begin COLLECTED MATERIAL
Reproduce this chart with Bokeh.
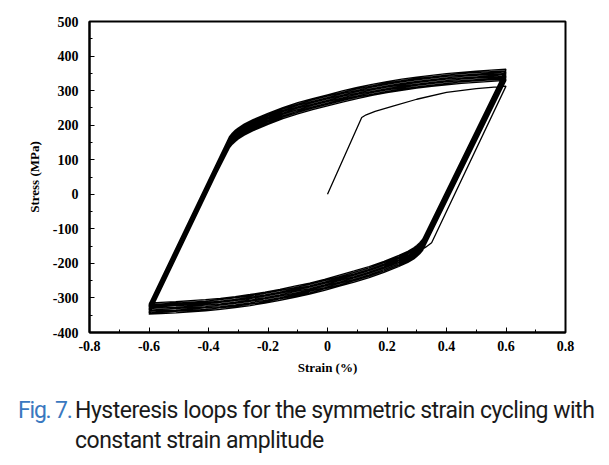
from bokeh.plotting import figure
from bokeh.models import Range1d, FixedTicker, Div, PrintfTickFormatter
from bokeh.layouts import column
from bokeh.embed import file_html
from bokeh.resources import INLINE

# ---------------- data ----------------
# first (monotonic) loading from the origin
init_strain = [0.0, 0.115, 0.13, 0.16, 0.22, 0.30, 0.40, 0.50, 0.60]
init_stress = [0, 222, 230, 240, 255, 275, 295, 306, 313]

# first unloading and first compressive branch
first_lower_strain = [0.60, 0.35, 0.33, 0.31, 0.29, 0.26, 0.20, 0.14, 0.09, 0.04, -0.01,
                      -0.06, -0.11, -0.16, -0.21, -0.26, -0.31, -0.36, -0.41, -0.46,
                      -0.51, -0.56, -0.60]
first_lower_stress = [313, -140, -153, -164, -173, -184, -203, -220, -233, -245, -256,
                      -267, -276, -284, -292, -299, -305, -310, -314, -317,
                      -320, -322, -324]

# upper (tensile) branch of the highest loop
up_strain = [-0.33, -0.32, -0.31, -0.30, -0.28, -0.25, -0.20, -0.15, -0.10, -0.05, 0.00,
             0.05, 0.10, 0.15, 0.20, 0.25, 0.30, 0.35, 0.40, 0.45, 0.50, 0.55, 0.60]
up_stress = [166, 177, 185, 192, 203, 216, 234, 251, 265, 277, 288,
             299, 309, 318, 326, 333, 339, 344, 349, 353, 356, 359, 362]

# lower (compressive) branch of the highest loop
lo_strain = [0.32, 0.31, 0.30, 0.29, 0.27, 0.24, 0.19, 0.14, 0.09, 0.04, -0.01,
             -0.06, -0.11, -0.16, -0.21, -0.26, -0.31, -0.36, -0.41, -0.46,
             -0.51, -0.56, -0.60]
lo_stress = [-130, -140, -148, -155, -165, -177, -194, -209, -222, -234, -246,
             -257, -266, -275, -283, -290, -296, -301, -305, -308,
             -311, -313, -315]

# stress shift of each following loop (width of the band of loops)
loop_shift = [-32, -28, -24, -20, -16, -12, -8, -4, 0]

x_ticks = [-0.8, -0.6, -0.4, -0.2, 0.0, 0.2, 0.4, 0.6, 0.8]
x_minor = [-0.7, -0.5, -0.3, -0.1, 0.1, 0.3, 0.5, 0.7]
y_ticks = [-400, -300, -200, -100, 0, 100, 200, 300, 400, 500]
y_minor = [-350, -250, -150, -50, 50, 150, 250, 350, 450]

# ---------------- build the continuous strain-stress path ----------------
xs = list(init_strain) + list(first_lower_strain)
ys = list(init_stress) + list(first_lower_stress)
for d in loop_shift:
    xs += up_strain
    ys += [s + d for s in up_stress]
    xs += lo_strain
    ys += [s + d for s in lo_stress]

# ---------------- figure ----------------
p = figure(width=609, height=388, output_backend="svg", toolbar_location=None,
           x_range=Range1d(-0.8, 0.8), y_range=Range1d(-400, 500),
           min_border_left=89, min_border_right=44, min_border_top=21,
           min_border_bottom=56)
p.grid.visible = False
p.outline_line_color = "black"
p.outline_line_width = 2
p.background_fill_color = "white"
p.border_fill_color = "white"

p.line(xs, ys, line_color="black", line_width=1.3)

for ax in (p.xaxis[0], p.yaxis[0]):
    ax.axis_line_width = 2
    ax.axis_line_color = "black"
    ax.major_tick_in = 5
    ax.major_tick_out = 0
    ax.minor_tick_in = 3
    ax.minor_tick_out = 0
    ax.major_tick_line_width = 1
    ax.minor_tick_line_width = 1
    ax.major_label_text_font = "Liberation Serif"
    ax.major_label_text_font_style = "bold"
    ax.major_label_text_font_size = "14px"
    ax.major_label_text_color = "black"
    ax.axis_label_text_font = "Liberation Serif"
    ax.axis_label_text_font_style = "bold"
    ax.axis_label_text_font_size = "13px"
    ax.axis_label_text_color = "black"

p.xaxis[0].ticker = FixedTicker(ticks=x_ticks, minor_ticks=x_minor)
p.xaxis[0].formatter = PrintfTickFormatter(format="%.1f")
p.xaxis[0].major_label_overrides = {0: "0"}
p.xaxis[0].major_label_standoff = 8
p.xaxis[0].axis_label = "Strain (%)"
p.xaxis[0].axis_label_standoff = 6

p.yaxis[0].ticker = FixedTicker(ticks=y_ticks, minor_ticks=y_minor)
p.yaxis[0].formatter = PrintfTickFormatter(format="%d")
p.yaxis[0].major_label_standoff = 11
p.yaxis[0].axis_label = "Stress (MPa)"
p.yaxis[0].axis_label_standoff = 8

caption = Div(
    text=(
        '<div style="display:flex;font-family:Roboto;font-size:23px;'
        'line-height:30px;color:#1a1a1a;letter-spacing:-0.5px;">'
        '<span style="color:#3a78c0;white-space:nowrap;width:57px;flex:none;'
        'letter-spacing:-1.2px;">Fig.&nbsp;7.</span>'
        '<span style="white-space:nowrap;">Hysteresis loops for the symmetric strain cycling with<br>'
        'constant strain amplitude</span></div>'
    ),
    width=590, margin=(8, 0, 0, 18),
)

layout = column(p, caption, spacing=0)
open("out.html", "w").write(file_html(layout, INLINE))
end COLLECTED MATERIAL
> **WHAT YOU HAVE TO DO**:
Return only the lines running from the top of the data to the line that holds "-320, -322, -324]". Include both of those lines, but skip the pictures.

> **RESPONSE TO THE EXERCISE**:
Reproduce this chart with Bokeh.
from bokeh.plotting import figure
from bokeh.models import Range1d, FixedTicker, Div, PrintfTickFormatter
from bokeh.layouts import column
from bokeh.embed import file_html
from bokeh.resources import INLINE

# ---------------- data ----------------
# first (monotonic) loading from the origin
init_strain = [0.0, 0.115, 0.13, 0.16, 0.22, 0.30, 0.40, 0.50, 0.60]
init_stress = [0, 222, 230, 240, 255, 275, 295, 306, 313]

# first unloading and first compressive branch
first_lower_strain = [0.60, 0.35, 0.33, 0.31, 0.29, 0.26, 0.20, 0.14, 0.09, 0.04, -0.01,
                      -0.06, -0.11, -0.16, -0.21, -0.26, -0.31, -0.36, -0.41, -0.46,
                      -0.51, -0.56, -0.60]
first_lower_stress = [313, -140, -153, -164, -173, -184, -203, -220, -233, -245, -256,
                      -267, -276, -284, -292, -299, -305, -310, -314, -317,
                      -320, -322, -324]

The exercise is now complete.